Once the data element (or combination of data elements) has been used to identify individuals involved in the performance of the process, the individuals can then be mapped to Occupational Survey (OS) data. The tasks which these individuals have identified as the ones they perform in the respective jobs will form the basis for the original process task list to be reviewed and refined by SMEs.
Once the process task list has been refined by SMEs, then the OS data provides an extensive amount of information which can be used to analyze process reengineering alternatives from numerous perspectives. For example, relative time spent performing tasks can be used to identify time intensive tasks which could be identified for process reengineering and/or technology improvements. Alternatives for restructuring of processes can be reviewed from numerous perspectives such as training requirements, knowledge and skill requirements, aptitude requirements, etc.
Technologies currently under development by the Air Force, such as TIDES and Job Structuring Technology (JST), can be used as a tool to evaluate the effects of proposed restructuring. JST can be used to assist SMEs in the identification of tasks and TMs that can be combined into processes. These new processes, or groupings of tasks, can then be evaluated using TIDES to determine their impact on training requirements, training costs and mission readiness. TIDES could be used to evaluate any level of change to an Air Force career field, from changing a single process within a career field, to reengineering an entire career field, to finally restructuring and reengineering the entire Air Force career field structure. Comparing the training requirements and costs under the reengineered system with the existing system as determined by TIDES would provide an estimate of the anticipated costs or savings of the reengineering effort.
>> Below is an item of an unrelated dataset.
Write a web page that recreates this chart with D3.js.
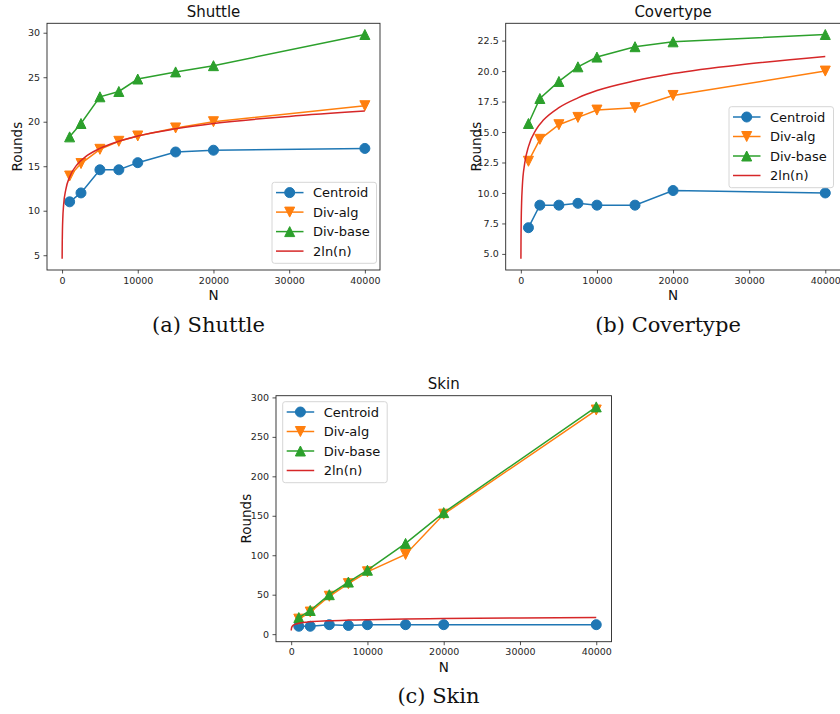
<!DOCTYPE html>
<html lang="en">
<head>
  <meta charset="UTF-8">
  <title>Rounds vs N</title>
  <script src="https://d3js.org/d3.v7.min.js"></script>
  <style>
    body { margin: 0; background: #fff; }
    svg { display: block; font-family: 'DejaVu Sans', sans-serif; }
    .tick text { font-family: 'DejaVu Sans', sans-serif; font-size: 9.5px; fill: #262626; }
    .tick line { stroke: #262626; stroke-width: 0.8; }
    .frame { fill: none; stroke: #262626; stroke-width: 0.9; }
    .title { font-size: 15px; fill: #111; text-anchor: middle; }
    .axis-label { font-size: 13.5px; fill: #111; text-anchor: middle; }
    .caption { font-family: 'DejaVu Serif', serif; font-size: 21px; fill: #111; text-anchor: middle; }
    .legend-box { fill: #fff; fill-opacity: 0.8; stroke: #d6d6d6; stroke-width: 1; }
    .legend-text { font-size: 13px; fill: #111; }
  </style>
</head>
<body>
<svg width="840" height="714"></svg>
<script>
  // data
  const nValues = [1000, 2500, 5000, 7500, 10000, 15000, 20000, 40000];

  const shuttleCentroid = [11, 12, 14.6, 14.6, 15.4, 16.6, 16.8, 17];
  const shuttleDivAlg   = [13.9, 15.3, 16.9, 17.8, 18.4, 19.3, 20.0, 21.8];
  const shuttleDivBase  = [18.3, 19.8, 22.8, 23.4, 24.8, 25.6, 26.3, 29.8];

  const coverCentroid = [7.15, 9.0, 9.0, 9.15, 9.0, 9.0, 10.2, 10.0];
  const coverDivAlg   = [12.6, 14.4, 15.6, 16.2, 16.8, 17.0, 18.0, 20.0];
  const coverDivBase  = [15.7, 17.75, 19.15, 20.35, 21.15, 22.0, 22.4, 23.0];

  const skinCentroid = [10, 10, 12, 11, 12, 12, 12, 12];
  const skinDivAlg   = [19, 28, 48, 64, 79, 101, 152, 284];
  const skinDivBase  = [21, 30, 50, 66, 81, 115, 154, 288];

  // 2ln(n) reference curve, read at these n
  const lnN      = [10, 20, 30, 50, 100, 200, 500, 1000, 2000, 3000, 5000, 7500, 10000, 15000, 20000, 30000, 40000];
  const lnRounds = [4.6, 6.0, 6.8, 7.8, 9.2, 10.6, 12.4, 13.8, 15.2, 16.0, 17.0, 17.8, 18.4, 19.2, 19.8, 20.6, 21.2];

  const xTicks = [0, 10000, 20000, 30000, 40000];
  const shuttleYTicks = [5, 10, 15, 20, 25, 30];
  const coverYTicks = [5, 7.5, 10, 12.5, 15, 17.5, 20, 22.5];
  const skinYTicks = [0, 50, 100, 150, 200, 250, 300];

  const seriesNames = ["Centroid", "Div-alg", "Div-base", "2ln(n)"];
  const colors = ["#1f77b4", "#ff7f0e", "#2ca02c", "#d62728"];
  const markers = ["circle", "down", "up", null];

  const svg = d3.select("svg");

  const panels = [
    {title: "Shuttle", caption: "(a) Shuttle", box: [47, 23.3, 380, 270], yTicks: shuttleYTicks, fmt: d3.format("d"),
     data: [shuttleCentroid, shuttleDivAlg, shuttleDivBase], legend: [272, 182.3], capX: 208.5, capY: 332},
    {title: "Covertype", caption: "(b) Covertype", box: [505.7, 23.3, 840.5, 270], yTicks: coverYTicks, fmt: d3.format(".1f"),
     data: [coverCentroid, coverDivAlg, coverDivBase], legend: [729, 106.7], capX: 668, capY: 332},
    {title: "Skin", caption: "(c) Skin", box: [276, 395.7, 611.5, 641.7], yTicks: skinYTicks, fmt: d3.format("d"),
     data: [skinCentroid, skinDivAlg, skinDivBase], legend: [282.7, 401.7], capX: 438.5, capY: 703}
  ];

  function markerPath(type, s) {
    const h = s / 2;
    if (type === "up") return `M0,${-h}L${-h},${h}L${h},${h}Z`;
    if (type === "down") return `M0,${h}L${-h},${-h}L${h},${-h}Z`;
    return null;
  }

  function drawMarker(g, type, color, cx, cy) {
    const size = 10;
    if (type === "circle") {
      g.append("circle").attr("cx", cx).attr("cy", cy).attr("r", size / 2)
        .attr("fill", color).attr("stroke", color).attr("stroke-width", 1);
    } else if (type) {
      g.append("path").attr("d", markerPath(type, size))
        .attr("transform", `translate(${cx},${cy})`)
        .attr("fill", color).attr("stroke", color).attr("stroke-width", 1);
    }
  }

  // matplotlib-like 5% padding around the data
  function padded(ext) {
    const m = (ext[1] - ext[0]) * 0.05;
    return [ext[0] - m, ext[1] + m];
  }

  panels.forEach(p => {
    const [x0, y0, x1, y1] = p.box;
    const allY = p.data.flat().concat(lnRounds);
    const x = d3.scaleLinear().domain(padded([lnN[0], d3.max(nValues)])).range([x0, x1]);
    const y = d3.scaleLinear().domain(padded(d3.extent(allY))).range([y1, y0]);

    const g = svg.append("g");

    // axes
    g.append("g").attr("transform", `translate(0,${y1})`)
      .call(d3.axisBottom(x).tickValues(xTicks).tickFormat(d3.format("d")).tickSizeInner(3.5).tickSizeOuter(0).tickPadding(3.5))
      .call(a => a.select(".domain").remove());
    g.append("g").attr("transform", `translate(${x0},0)`)
      .call(d3.axisLeft(y).tickValues(p.yTicks).tickFormat(p.fmt).tickSizeInner(3.5).tickSizeOuter(0).tickPadding(3.5))
      .call(a => a.select(".domain").remove());

    const line = d3.line().x(d => x(d[0])).y(d => y(d[1]));

    p.data.forEach((vals, i) => {
      const pts = nValues.map((n, k) => [n, vals[k]]);
      const sg = g.append("g");
      sg.append("path").attr("d", line(pts)).attr("fill", "none")
        .attr("stroke", colors[i]).attr("stroke-width", 1.5);
      pts.forEach(pt => drawMarker(sg, markers[i], colors[i], x(pt[0]), y(pt[1])));
    });

    const lnPts = lnN.map((n, k) => [n, lnRounds[k]]);
    g.append("path").attr("d", line.curve(d3.curveMonotoneX)(lnPts))
      .attr("fill", "none").attr("stroke", colors[3]).attr("stroke-width", 1.5);

    g.append("rect").attr("class", "frame")
      .attr("x", x0).attr("y", y0).attr("width", x1 - x0).attr("height", y1 - y0);

    // legend
    const [lx, ly] = p.legend;
    const lg = g.append("g").attr("transform", `translate(${lx},${ly})`);
    lg.append("rect").attr("class", "legend-box").attr("width", 104.5).attr("height", 81).attr("rx", 2.5);
    seriesNames.forEach((name, i) => {
      const cy = 10.3 + i * 19.5;
      lg.append("line").attr("x1", 4).attr("x2", 31.5).attr("y1", cy).attr("y2", cy)
        .attr("stroke", colors[i]).attr("stroke-width", 1.5);
      drawMarker(lg, markers[i], colors[i], 17.7, cy);
      lg.append("text").attr("class", "legend-text").attr("x", 41).attr("y", cy).attr("dy", "0.35em").text(name);
    });

    // labels
    g.append("text").attr("class", "title").attr("x", (x0 + x1) / 2).attr("y", y0 - 6.5).text(p.title);
    g.append("text").attr("class", "axis-label").attr("x", (x0 + x1) / 2).attr("y", y1 + 30).text("N");
    g.append("text").attr("class", "axis-label")
      .attr("transform", `translate(${x0 - 25},${(y0 + y1) / 2}) rotate(-90)`).text("Rounds");
    svg.append("text").attr("class", "caption").attr("x", p.capX).attr("y", p.capY).text(p.caption);
  });
</script>
</body>
</html>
TIDES would provide an important tool for the Air Force to assess the feasibility of any proposed process reengineering effort before implementing the new system.
References
Christal, R.E. (1974). The United States Air Force Occupational Research Project. Occupational Research Division, Air Force Human Resources Laboratory, Lackland Air Force Base, Texas.
Gosc, R.L., Mitchell, J.L., Knight, J.R., Stone, B.M., Reuter, F.H., Smith, A.M., Bennett, T.M., & Bennett, W. (1995). Training Impact Decision System for Air Force Career Fields: TIDES Operational Guide. Human Resources Directorate, Technical Training Research Division, Armstrong Laboratory, Brooks, Air Force Base, Texas.
Hammer, M. and Champy, J. (1993). Reengineering the Corporation: A Manifesto for Business Revolution. New York, New York, Harper Business.
Moon, R.A., Driskill, W.E., Weissmuller, J.J., Strayer, S.J., Fisher, G.P., & Kirsh, M. (1991). Using task co-performance modules to define job requirements. Proceedings of the 33rd Annual Conference of the Military Testing Association (pp. 243-252). San Antonio, Texas: Armstrong Laboratory, Human Resources Directorate and the USAF Occupational Measurement Squadron.